Let $L^2$ denote $L^2([0,T];\mathbb{R}^N)$ and let $A:[0,T]\times L^2 \to (L^2)^\prime =L^2$ be a Carathéodory function satisfying the following estimate: $$\exists \alpha \in L^2([0,T];\mathbb{R}_+):\quad \forall x\in L^2,\ |A(t,x(t))|_N\leq \alpha (t) + | x(t) |_N \quad \text{a.e. in } [0,T]$$ (where $|\cdot |_N$ denotes the Euclidean norm in $\mathbb{R}^N$).
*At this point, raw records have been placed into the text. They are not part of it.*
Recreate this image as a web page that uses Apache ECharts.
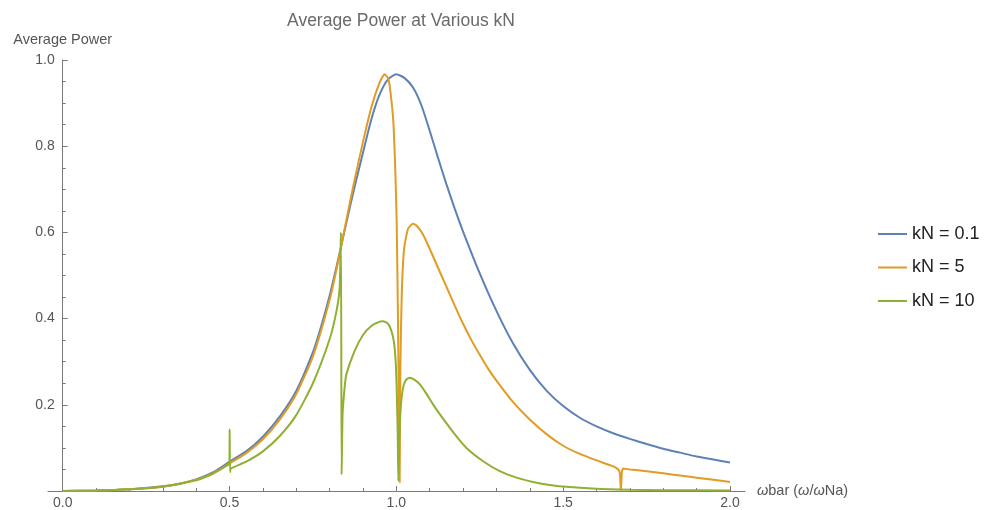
<!DOCTYPE html>
<html>
<head>
<meta charset="utf-8">
<script src="https://cdn.jsdelivr.net/npm/echarts@6/dist/echarts.min.js"></script>
<style>
  html, body { margin: 0; padding: 0; background: #fff; }
  #chart { width: 988px; height: 510px; }
</style>
</head>
<body>
<div id="chart"></div>
<script>
// Average power versus frequency ratio for three coupling stiffness values
const kn01Omega = [0, 0.1, 0.2, 0.3, 0.35, 0.4, 0.45, 0.5, 0.55, 0.6, 0.65, 0.7, 0.75, 0.775, 0.8, 0.825, 0.85, 0.875, 0.9, 0.925, 0.95, 0.975, 1.0, 1.025, 1.05, 1.075, 1.1, 1.125, 1.15, 1.175, 1.2, 1.25, 1.3, 1.35, 1.4, 1.45, 1.5, 1.55, 1.6, 1.65, 1.7, 1.75, 1.8, 1.85, 1.9, 1.95, 2.0];
const kn01Power = [0, 0.001, 0.004, 0.011, 0.017, 0.027, 0.043, 0.068, 0.092, 0.126, 0.172, 0.232, 0.322, 0.383, 0.453, 0.535, 0.622, 0.706, 0.785, 0.862, 0.920, 0.955, 0.967, 0.958, 0.936, 0.895, 0.836, 0.773, 0.712, 0.655, 0.602, 0.505, 0.418, 0.342, 0.281, 0.233, 0.197, 0.170, 0.150, 0.134, 0.121, 0.109, 0.098, 0.089, 0.080, 0.073, 0.066];

const kn5Omega = [0, 0.1, 0.2, 0.3, 0.4, 0.45, 0.5, 0.55, 0.6, 0.65, 0.7, 0.75, 0.8, 0.825, 0.85, 0.875, 0.9, 0.925, 0.95, 0.965, 0.975, 0.981, 0.991, 0.997, 1.001, 1.005, 1.008, 1.010, 1.012, 1.016, 1.023, 1.035, 1.05, 1.065, 1.08, 1.1, 1.125, 1.15, 1.175, 1.2, 1.225, 1.25, 1.275, 1.3, 1.35, 1.4, 1.45, 1.5, 1.55, 1.6, 1.65, 1.665, 1.670, 1.673, 1.676, 1.68, 1.7, 1.75, 1.8, 1.85, 1.9, 1.95, 2.0];
const kn5Power = [0, 0.001, 0.004, 0.010, 0.026, 0.041, 0.064, 0.088, 0.120, 0.165, 0.225, 0.312, 0.443, 0.530, 0.628, 0.722, 0.810, 0.890, 0.948, 0.967, 0.958, 0.935, 0.857, 0.741, 0.626, 0.394, 0.162, 0.02, 0.28, 0.45, 0.56, 0.608, 0.620, 0.612, 0.595, 0.562, 0.518, 0.474, 0.430, 0.388, 0.350, 0.316, 0.284, 0.256, 0.206, 0.166, 0.132, 0.105, 0.086, 0.071, 0.057, 0.050, 0.041, 0.0, 0.045, 0.052, 0.050, 0.046, 0.041, 0.036, 0.031, 0.026, 0.021];

const kn10Omega = [0, 0.1, 0.2, 0.3, 0.4, 0.45, 0.49, 0.4995, 0.5005, 0.5015, 0.504, 0.55, 0.6, 0.65, 0.7, 0.75, 0.8, 0.82, 0.83, 0.834, 0.836, 0.839, 0.845, 0.85, 0.875, 0.9, 0.925, 0.95, 0.96, 0.975, 0.985, 0.993, 0.998, 1.001, 1.004, 1.006, 1.009, 1.012, 1.019, 1.028, 1.04, 1.055, 1.07, 1.09, 1.11, 1.135, 1.16, 1.185, 1.21, 1.26, 1.31, 1.36, 1.41, 1.46, 1.52, 1.6, 1.7, 1.8, 2.0];
const kn10Power = [0, 0.001, 0.004, 0.010, 0.025, 0.040, 0.058, 0.064, 0.143, 0.044, 0.052, 0.068, 0.092, 0.127, 0.176, 0.250, 0.352, 0.415, 0.470, 0.600, 0.038, 0.180, 0.240, 0.270, 0.325, 0.362, 0.383, 0.393, 0.394, 0.388, 0.372, 0.345, 0.300, 0.240, 0.140, 0.023, 0.120, 0.180, 0.235, 0.257, 0.263, 0.258, 0.248, 0.226, 0.201, 0.173, 0.147, 0.122, 0.100, 0.069, 0.046, 0.031, 0.021, 0.014, 0.009, 0.005, 0.003, 0.002, 0.001];

const seriesNames = ['kN = 0.1', 'kN = 5', 'kN = 10'];
const seriesColors = ['#5E81B5', '#E19C24', '#8FB032'];

const xMajorTicks = [0, 0.5, 1.0, 1.5, 2.0];
const xMinorTicks = [0.1, 0.2, 0.3, 0.4, 0.6, 0.7, 0.8, 0.9, 1.1, 1.2, 1.3, 1.4, 1.6, 1.7, 1.8, 1.9];

function zip(xs, ys) { return xs.map((x, i) => [x, ys[i]]); }

const axisColor = '#7a7a7a';
const labelColor = '#555';
const fontFamily = '"Liberation Sans", Arial, sans-serif';

const chart = echarts.init(document.getElementById('chart'), null, { renderer: 'canvas' });
chart.setOption({
  animation: false,
  backgroundColor: '#fff',
  textStyle: { fontFamily: fontFamily },
  title: {
    text: 'Average Power at Various kN',
    left: 396,
    textAlign: 'center',
    top: 7,
    textStyle: { fontSize: 17.5, fontWeight: 'normal', color: '#6a6a6a', fontFamily: fontFamily }
  },
  legend: {
    orient: 'vertical',
    left: 873,
    top: 220,
    itemWidth: 29,
    itemHeight: 2,
    itemGap: 15.5,
    icon: 'rect',
    data: seriesNames,
    textStyle: { fontSize: 18, color: '#222', lineHeight: 18, fontFamily: fontFamily }
  },
  grid: { left: 48, right: 243, top: 60, bottom: 18.4, containLabel: false },
  xAxis: [
    {
      type: 'value',
      min: -0.044,
      max: 2.045,
      name: '{i|ω}bar ({i|ω}/{i|ω}Na)',
      nameLocation: 'end',
      nameGap: 12,
      nameTextStyle: {
        color: labelColor, fontSize: 14.5, fontFamily: fontFamily,
        rich: { i: { fontStyle: 'italic', color: labelColor, fontSize: 14.5, fontFamily: fontFamily } }
      },
      axisLine: { show: true, lineStyle: { color: axisColor, width: 1 } },
      axisTick: { show: true, inside: true, length: 5, customValues: xMajorTicks, lineStyle: { color: axisColor } },
      axisLabel: { show: true, customValues: xMajorTicks, margin: 5, color: labelColor, fontSize: 14,
                   formatter: v => v.toFixed(1) },
      splitLine: { show: false }
    },
    {
      type: 'value',
      min: -0.044,
      max: 2.045,
      position: 'bottom',
      axisLine: { show: false },
      axisTick: { show: true, inside: true, length: 3, customValues: xMinorTicks, lineStyle: { color: axisColor } },
      axisLabel: { show: false },
      splitLine: { show: false }
    }
  ],
  yAxis: {
    type: 'value',
    min: 0,
    max: 1,
    interval: 0.2,
    offset: -14.7,
    name: 'Average Power',
    nameLocation: 'end',
    nameGap: 13,
    nameTextStyle: { color: labelColor, fontSize: 14.5, fontFamily: fontFamily },
    axisLine: { show: true, onZero: false, lineStyle: { color: axisColor, width: 1 } },
    axisTick: { show: true, inside: true, length: 5, lineStyle: { color: axisColor } },
    minorTick: { show: true, splitNumber: 4, length: 3, lineStyle: { color: axisColor } },
    axisLabel: { color: labelColor, fontSize: 14, margin: 8,
                 formatter: v => (v === 0 ? '' : v.toFixed(1)) },
    splitLine: { show: false },
    minorSplitLine: { show: false }
  },
  series: [
    [kn01Omega, kn01Power],
    [kn5Omega, kn5Power],
    [kn10Omega, kn10Power]
  ].map((s, i) => ({
    name: seriesNames[i],
    type: 'line',
    xAxisIndex: 0,
    data: zip(s[0], s[1]),
    showSymbol: false,
    symbol: 'none',
    smooth: 0.2,
    clip: false,
    itemStyle: { color: seriesColors[i] },
    lineStyle: { color: seriesColors[i], width: 2 },
    emphasis: { disabled: true }
  }))
});
</script>
</body>
</html>
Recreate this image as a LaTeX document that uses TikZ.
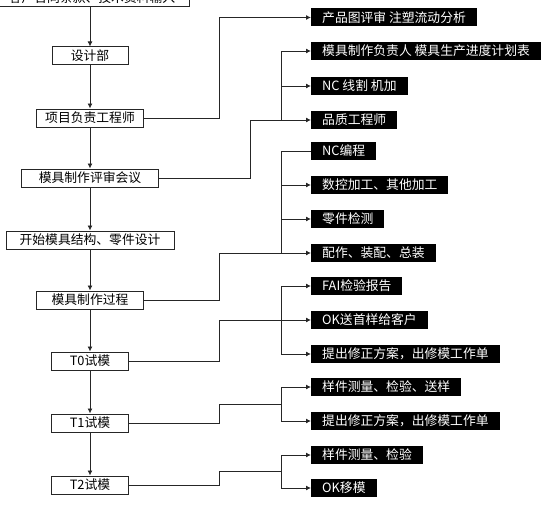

Under such assumptions it is easy to prove that the application $t\mapsto \langle A(t,x^*(t)), x(t) - x^*(t)\rangle$ (here $x,x^* \in L^2$ and $\langle \cdot ,\cdot \rangle$ is the scalar product in $L^2$) is an $L^1([0,T];\mathbb{R})$ function, because of the Cauchy-Schwarz inequality (for scalar products in $\mathbb{R}^N$ and in $L^2$): in fact: $$\begin{split} \int_0^T \left| \langle A(t,x^*(t)), x(t) - x^*(t)\rangle \right|&\stackrel{\text{C-S}}{\leq} \int_0^T \left( \alpha(t) + |x^*(t)|_N\right)\cdot |x(t) - x^*(t)|_N\\ &\stackrel{\text{C-S}}{\leq} \| \alpha + |x^*|_N\|_{L^2}\cdot \| x-x^*\|_{L^2} \\ &< \infty \; .\end{split}$$
I read that it is also possible to prove that $t\mapsto \langle A(t,x^*(t)), x(t) - x^*(t)\rangle$ is an $L^2([0,T];\mathbb{R})$ function... But at the moment I don't find any reasonable way to do this.
Any hint?